There was a lot to like about this series, though, even if it wasn't basically just page after page of Wiccan-on-Hulkling action (my personal highest hope for a future Young Avengers book). Most especially, several members of the new team aren't quite sure whether they want to be heroes or simply to be powerful, which is usually the path to villainy, and that is fun. Whereas with Young Avengers we see heroes still in development, this book features young people with powers in their most unspecialized state. Any one of them could grow up to be heroes or villains and some of them struggle openly and sympathetically with that question of purpose and intent. They know they will one day be thought of as good or evil and some are afraid of the implications of both. That's perfectly analogous to most young people in the real world, too, uncertain as they are whether they'll be forces for good or ill, creation or destruction, hope or cynicism, and bouncing between all of them from one day to another. That's the kind of metaphor for which comics were made.

Also, let's be honest: it's always fun to see someone take on their equal. The last issue in particular makes some great uses of counterpart characters producing the same line of dialogue, illustrating their mirror natures. It's a gimmick, but it's a gimmick that works.

Ultimately, too, this book involves the Young Avengers accomplishing something with real impact. That they manage to shake up the biggest of the baddies in the current Marvel metaplot and that they make a real difference in the overall struggle against H.A.M.M.E.R. is extremely gratifying. Even if most of the book feels like it's about the new kids trying to figure out who and what they are, the last issue rewards fans with the real Young Avengers doing their jobs and doing them well.
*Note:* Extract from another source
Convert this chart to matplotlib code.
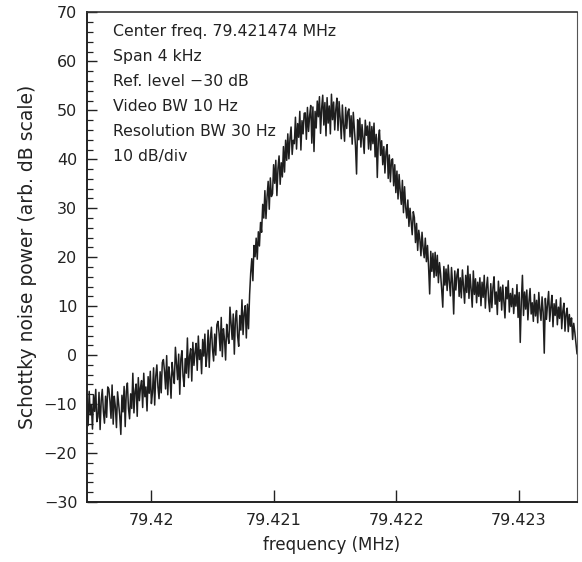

Seriously, I got goosebumps when Patriot gave the classic cry of "Avengers assemble!" I loved it.

And was it just me, or was there a little shout-out to Obamaphiles when Patriot came back at Osborn with the iconic words, "Yes we can"? Tasty.

So, overall, not the best Young Avengers I've read, but it has its moments and a lot of its content is compelling. I recommend you flip through the trade when it makes its inevitable arrival a few months from now if you haven't read it already.

3 Comments

kanasaurs said:

I agree. I thought it was good fun, but perhaps not amazing..

And I just love Enchantress' hair!

Klarion said:

I think both "good fun" and "perhaps not amazing" are perfect descriptions. I say again, they need to hand Young Avengers to a young writer who wants to prove/hone their skills.

SniperWolf said:

I just would like a Young Avengers arc (Even if its only like 5 issues) that is about them and not some cross-over/inclusion comic. The Runaways have their own serial, why can't The Young Avengers??